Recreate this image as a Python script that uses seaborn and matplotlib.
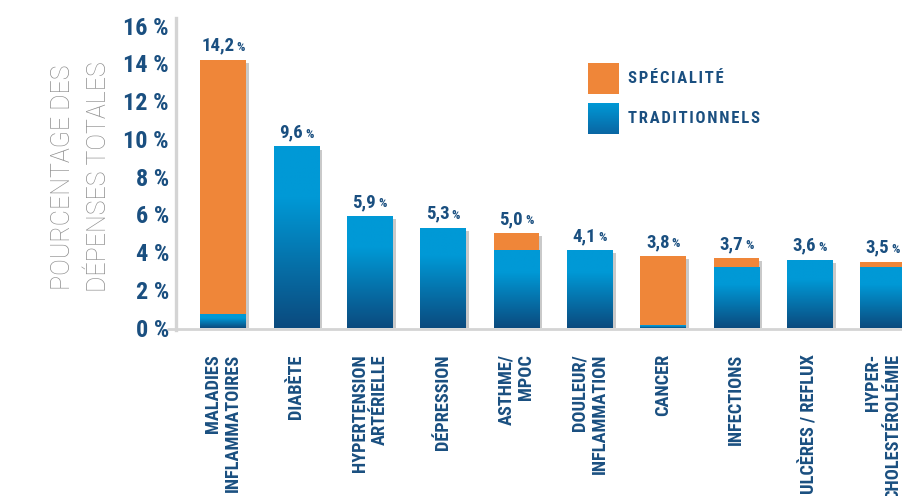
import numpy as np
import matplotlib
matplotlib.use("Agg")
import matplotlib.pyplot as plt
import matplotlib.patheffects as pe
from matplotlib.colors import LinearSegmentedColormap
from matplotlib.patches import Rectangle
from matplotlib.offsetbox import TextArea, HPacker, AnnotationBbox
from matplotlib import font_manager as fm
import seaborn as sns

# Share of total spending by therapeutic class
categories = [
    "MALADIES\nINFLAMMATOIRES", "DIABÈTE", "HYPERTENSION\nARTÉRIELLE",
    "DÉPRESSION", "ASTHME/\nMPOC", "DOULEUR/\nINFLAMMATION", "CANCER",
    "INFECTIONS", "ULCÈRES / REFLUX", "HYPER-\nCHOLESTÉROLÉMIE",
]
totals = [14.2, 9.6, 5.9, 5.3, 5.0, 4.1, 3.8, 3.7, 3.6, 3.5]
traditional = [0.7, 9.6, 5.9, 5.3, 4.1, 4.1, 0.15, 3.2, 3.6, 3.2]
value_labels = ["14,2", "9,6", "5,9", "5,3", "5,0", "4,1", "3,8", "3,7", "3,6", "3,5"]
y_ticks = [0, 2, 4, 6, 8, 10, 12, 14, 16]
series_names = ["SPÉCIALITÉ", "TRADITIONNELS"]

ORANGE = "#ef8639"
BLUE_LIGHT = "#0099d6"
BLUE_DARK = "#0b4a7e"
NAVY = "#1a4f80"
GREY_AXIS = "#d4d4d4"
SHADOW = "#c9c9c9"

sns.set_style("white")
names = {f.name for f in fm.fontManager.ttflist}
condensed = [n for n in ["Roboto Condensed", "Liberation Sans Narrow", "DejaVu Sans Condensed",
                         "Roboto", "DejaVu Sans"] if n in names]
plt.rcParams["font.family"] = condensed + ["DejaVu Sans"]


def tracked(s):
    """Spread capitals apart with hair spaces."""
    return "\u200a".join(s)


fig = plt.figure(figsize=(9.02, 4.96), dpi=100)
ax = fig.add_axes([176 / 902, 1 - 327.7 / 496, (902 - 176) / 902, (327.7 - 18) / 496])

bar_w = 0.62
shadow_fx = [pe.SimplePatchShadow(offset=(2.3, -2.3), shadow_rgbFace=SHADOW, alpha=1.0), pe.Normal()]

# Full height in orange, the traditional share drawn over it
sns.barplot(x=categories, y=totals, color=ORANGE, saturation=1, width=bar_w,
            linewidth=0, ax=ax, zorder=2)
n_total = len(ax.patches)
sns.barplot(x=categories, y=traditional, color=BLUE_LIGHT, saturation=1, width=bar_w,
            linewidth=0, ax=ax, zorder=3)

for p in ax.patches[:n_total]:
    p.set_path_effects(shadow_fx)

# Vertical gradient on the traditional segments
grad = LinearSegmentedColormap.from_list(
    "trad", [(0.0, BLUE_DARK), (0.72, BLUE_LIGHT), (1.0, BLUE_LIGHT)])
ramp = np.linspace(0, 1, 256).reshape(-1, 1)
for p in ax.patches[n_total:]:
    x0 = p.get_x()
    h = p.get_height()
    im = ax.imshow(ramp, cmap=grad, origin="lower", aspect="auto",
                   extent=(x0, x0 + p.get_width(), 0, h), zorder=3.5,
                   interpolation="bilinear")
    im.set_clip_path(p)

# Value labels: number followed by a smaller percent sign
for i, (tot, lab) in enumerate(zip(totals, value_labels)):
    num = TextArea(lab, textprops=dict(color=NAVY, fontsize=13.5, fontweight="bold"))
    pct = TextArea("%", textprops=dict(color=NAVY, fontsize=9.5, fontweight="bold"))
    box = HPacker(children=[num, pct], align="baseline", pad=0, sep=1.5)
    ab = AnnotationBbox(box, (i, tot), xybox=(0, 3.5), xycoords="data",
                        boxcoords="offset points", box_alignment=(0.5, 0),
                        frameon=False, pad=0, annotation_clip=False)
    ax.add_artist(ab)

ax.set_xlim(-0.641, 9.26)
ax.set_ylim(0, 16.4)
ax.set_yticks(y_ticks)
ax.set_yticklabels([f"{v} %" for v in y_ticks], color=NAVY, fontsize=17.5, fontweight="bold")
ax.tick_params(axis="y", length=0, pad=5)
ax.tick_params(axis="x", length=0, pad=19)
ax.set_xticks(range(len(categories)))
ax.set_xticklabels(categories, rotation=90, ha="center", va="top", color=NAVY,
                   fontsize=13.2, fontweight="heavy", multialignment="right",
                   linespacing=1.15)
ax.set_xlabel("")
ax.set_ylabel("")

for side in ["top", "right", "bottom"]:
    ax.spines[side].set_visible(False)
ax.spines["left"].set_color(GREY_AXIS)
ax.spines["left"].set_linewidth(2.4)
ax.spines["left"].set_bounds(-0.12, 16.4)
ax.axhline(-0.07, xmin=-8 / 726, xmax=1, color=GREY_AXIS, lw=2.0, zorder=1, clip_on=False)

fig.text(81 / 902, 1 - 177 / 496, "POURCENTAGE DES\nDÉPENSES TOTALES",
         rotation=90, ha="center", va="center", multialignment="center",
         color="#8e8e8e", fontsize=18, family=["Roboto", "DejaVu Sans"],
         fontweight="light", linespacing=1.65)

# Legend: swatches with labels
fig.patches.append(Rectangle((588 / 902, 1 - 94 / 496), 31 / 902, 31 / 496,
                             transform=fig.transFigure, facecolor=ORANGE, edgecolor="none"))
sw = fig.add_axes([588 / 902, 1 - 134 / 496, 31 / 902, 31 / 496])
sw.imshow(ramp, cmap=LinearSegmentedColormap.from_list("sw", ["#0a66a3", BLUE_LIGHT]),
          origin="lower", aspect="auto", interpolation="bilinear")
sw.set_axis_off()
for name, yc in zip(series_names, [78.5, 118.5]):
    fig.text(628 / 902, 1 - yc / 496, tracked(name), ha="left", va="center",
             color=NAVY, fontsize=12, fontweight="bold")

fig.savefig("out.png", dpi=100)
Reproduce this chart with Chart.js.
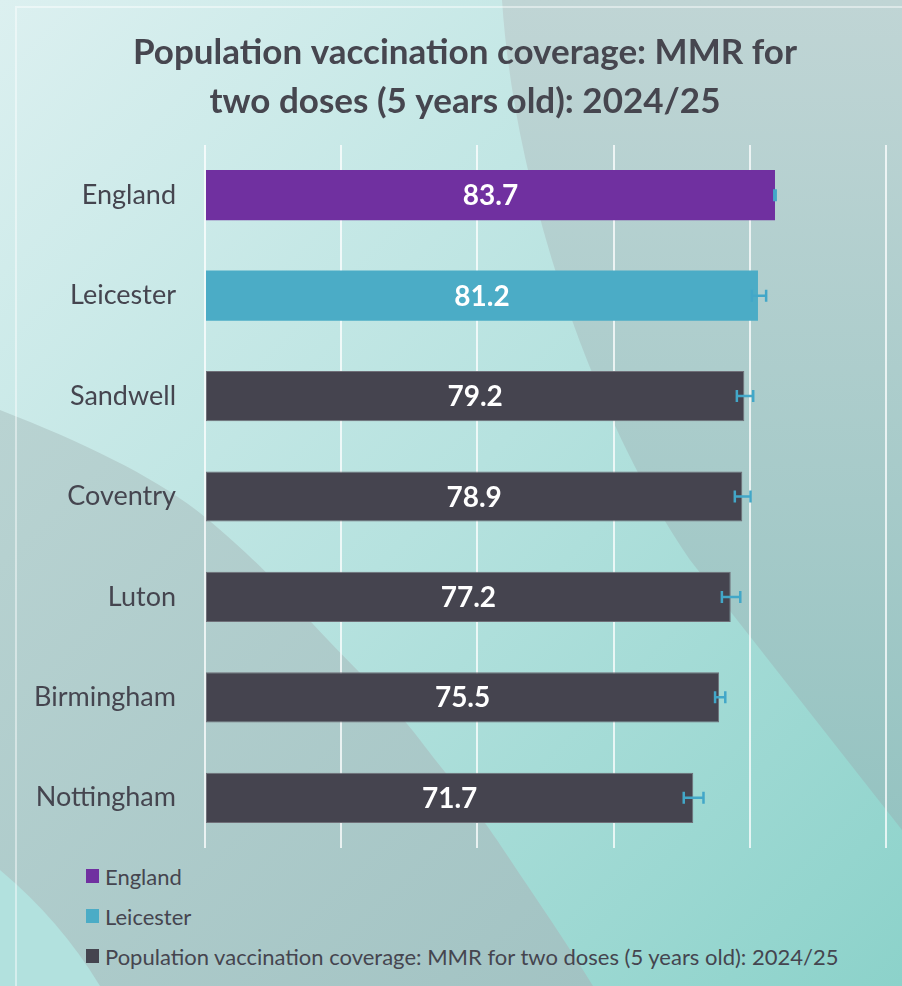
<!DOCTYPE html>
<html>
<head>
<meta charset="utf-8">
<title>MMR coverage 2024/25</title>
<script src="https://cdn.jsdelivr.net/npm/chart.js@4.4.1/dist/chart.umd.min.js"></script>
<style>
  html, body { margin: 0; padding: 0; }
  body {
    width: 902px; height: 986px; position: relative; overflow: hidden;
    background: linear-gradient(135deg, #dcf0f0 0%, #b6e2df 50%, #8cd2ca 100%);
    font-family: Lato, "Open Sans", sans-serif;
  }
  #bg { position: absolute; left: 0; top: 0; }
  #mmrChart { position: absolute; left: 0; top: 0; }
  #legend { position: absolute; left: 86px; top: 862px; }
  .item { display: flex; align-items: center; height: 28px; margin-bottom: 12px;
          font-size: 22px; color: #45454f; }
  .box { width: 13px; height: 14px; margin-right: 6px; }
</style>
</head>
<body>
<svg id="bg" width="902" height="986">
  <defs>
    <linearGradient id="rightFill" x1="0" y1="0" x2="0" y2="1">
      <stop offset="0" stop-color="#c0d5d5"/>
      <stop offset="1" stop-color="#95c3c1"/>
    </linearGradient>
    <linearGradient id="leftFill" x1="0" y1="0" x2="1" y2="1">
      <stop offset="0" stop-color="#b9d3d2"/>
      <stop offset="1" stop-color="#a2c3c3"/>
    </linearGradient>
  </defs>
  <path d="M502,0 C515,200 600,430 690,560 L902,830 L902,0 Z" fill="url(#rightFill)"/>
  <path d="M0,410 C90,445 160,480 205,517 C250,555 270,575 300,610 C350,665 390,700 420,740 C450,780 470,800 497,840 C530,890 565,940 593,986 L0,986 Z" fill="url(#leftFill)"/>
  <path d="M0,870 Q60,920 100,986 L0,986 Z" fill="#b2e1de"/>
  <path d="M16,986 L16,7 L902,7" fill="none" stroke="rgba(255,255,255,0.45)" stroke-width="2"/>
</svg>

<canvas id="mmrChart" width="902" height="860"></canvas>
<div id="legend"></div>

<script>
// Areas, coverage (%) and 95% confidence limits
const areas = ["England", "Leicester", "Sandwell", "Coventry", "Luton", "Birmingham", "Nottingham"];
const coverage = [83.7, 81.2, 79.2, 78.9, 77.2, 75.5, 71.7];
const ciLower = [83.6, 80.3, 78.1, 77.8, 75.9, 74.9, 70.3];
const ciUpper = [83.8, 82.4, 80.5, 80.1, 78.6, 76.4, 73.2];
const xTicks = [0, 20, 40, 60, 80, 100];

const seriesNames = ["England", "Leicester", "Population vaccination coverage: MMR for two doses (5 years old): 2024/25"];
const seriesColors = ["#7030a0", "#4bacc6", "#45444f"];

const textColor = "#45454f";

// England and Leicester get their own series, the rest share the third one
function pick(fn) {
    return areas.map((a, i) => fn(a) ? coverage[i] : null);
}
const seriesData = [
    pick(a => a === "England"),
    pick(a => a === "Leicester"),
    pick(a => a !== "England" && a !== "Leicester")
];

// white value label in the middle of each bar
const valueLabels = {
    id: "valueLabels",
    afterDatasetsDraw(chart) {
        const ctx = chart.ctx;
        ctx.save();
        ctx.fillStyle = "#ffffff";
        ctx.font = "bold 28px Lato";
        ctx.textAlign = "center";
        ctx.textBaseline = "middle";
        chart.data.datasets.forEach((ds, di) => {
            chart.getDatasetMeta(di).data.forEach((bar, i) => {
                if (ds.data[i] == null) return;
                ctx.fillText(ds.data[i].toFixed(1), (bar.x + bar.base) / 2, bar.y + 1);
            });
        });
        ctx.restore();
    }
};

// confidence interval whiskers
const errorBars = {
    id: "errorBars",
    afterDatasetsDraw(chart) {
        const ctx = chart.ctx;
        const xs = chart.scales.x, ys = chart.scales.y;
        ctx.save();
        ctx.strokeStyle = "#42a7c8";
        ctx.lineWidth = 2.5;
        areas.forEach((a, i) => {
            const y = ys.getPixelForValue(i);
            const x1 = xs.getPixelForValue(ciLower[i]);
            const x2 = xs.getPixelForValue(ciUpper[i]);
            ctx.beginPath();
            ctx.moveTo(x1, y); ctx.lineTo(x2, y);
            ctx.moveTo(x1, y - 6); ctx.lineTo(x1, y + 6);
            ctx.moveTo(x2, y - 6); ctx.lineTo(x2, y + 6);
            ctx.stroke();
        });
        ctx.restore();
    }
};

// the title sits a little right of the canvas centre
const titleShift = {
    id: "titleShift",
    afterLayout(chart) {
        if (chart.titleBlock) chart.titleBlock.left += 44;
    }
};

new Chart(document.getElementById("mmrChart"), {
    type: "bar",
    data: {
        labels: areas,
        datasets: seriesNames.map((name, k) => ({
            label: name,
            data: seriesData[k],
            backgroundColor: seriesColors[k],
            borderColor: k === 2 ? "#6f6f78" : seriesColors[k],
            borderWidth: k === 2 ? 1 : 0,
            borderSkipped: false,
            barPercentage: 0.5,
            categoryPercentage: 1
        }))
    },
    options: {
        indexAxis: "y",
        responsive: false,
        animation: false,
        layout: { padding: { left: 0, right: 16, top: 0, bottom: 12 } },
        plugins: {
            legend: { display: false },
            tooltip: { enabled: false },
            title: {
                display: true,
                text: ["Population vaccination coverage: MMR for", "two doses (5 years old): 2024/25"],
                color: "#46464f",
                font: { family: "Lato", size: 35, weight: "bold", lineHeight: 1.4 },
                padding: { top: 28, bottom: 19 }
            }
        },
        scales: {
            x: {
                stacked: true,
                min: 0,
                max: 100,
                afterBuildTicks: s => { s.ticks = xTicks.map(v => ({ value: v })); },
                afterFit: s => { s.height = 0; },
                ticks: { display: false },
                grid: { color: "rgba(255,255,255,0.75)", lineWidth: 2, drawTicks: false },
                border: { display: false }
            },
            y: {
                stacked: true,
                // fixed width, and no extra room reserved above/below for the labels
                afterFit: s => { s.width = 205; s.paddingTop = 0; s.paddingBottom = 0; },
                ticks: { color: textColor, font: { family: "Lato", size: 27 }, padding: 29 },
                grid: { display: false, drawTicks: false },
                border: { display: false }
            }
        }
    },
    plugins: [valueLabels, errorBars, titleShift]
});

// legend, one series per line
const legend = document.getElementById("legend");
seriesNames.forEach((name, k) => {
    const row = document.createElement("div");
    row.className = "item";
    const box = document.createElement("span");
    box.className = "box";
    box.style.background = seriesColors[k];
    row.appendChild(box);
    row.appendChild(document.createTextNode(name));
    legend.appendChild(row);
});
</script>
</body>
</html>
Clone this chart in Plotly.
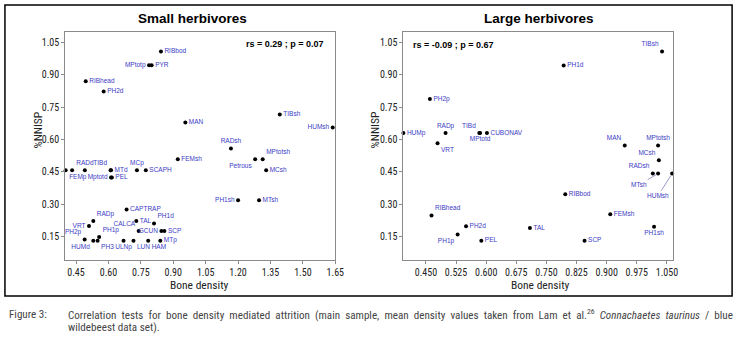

(To do)
Leave out the pictures, then repeat the listing above exactly from its first line to the line with "import seaborn as sns", inclusive.

(Result for this task)
Recreate this image as a Python script that uses seaborn and matplotlib.
import numpy as np
import matplotlib
matplotlib.use("Agg")
import matplotlib.pyplot as plt
import matplotlib.patheffects as pe
from matplotlib.colors import LinearSegmentedColormap
from matplotlib.patches import Rectangle
from matplotlib.offsetbox import TextArea, HPacker, AnnotationBbox
from matplotlib import font_manager as fm
import seaborn as sns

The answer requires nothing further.